A violência contra professores e funcionários das escolas está a aumentar e urge atuar. Nesse sentido, o SIPE - Sindicato Independente de Professores e Educadores, presidido por Júlia Azevedo, pediu junto do Ministério Público, Ministério da Justiça e Ministério da Educação o reconhecimento de crime público para agressões a professores realizadas em contexto escolar. Isto permitirá que as autoridades judiciais ou policiais investiguem o crime mesmo que tenham conhecimento dele a partir de uma notícia, sem qualquer tipo de denúncia, embora qualquer pessoa possa denunciá-lo e não apenas a vítima. Outra característica do crime público é que o processo corre mesmo contra a vontade do titular dos interesses ofendidos. Atualmente, a violência contra professores é crime semipúblico. Na prática, isso significa, segundo o SIPE, “uma demora de quatro a cinco meses no tratamento dos processos, resultando na sua maioria das vezes em nada”.

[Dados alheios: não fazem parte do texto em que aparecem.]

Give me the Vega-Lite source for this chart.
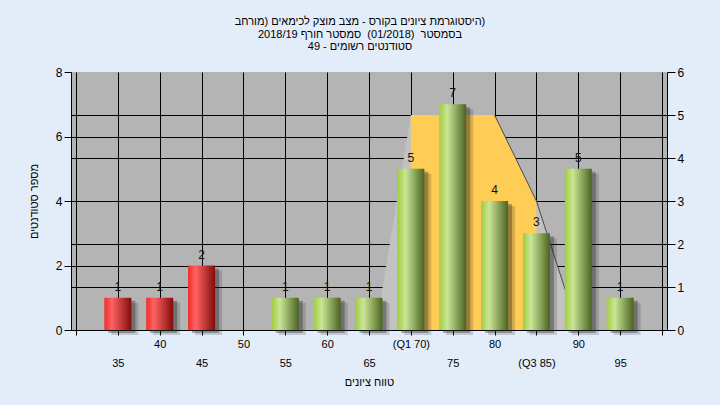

Os chumbos vão mesmo acabar?

O Ministério da Educação quer acabar com os chumbos no ensino básico. A novidade consta do programa do Governo, empossado em outubro e, no geral, foi aplaudida pelos pais e mal acolhida pelos professores. Segundo o Governo, a medida não visa poupar nas verbas, mas sim eliminar de forma administrativa a figura da retenção, que dará lugar a um programa que promova “a aprendizagem de forma mais individualizada, visando a progressiva redução das retenções”.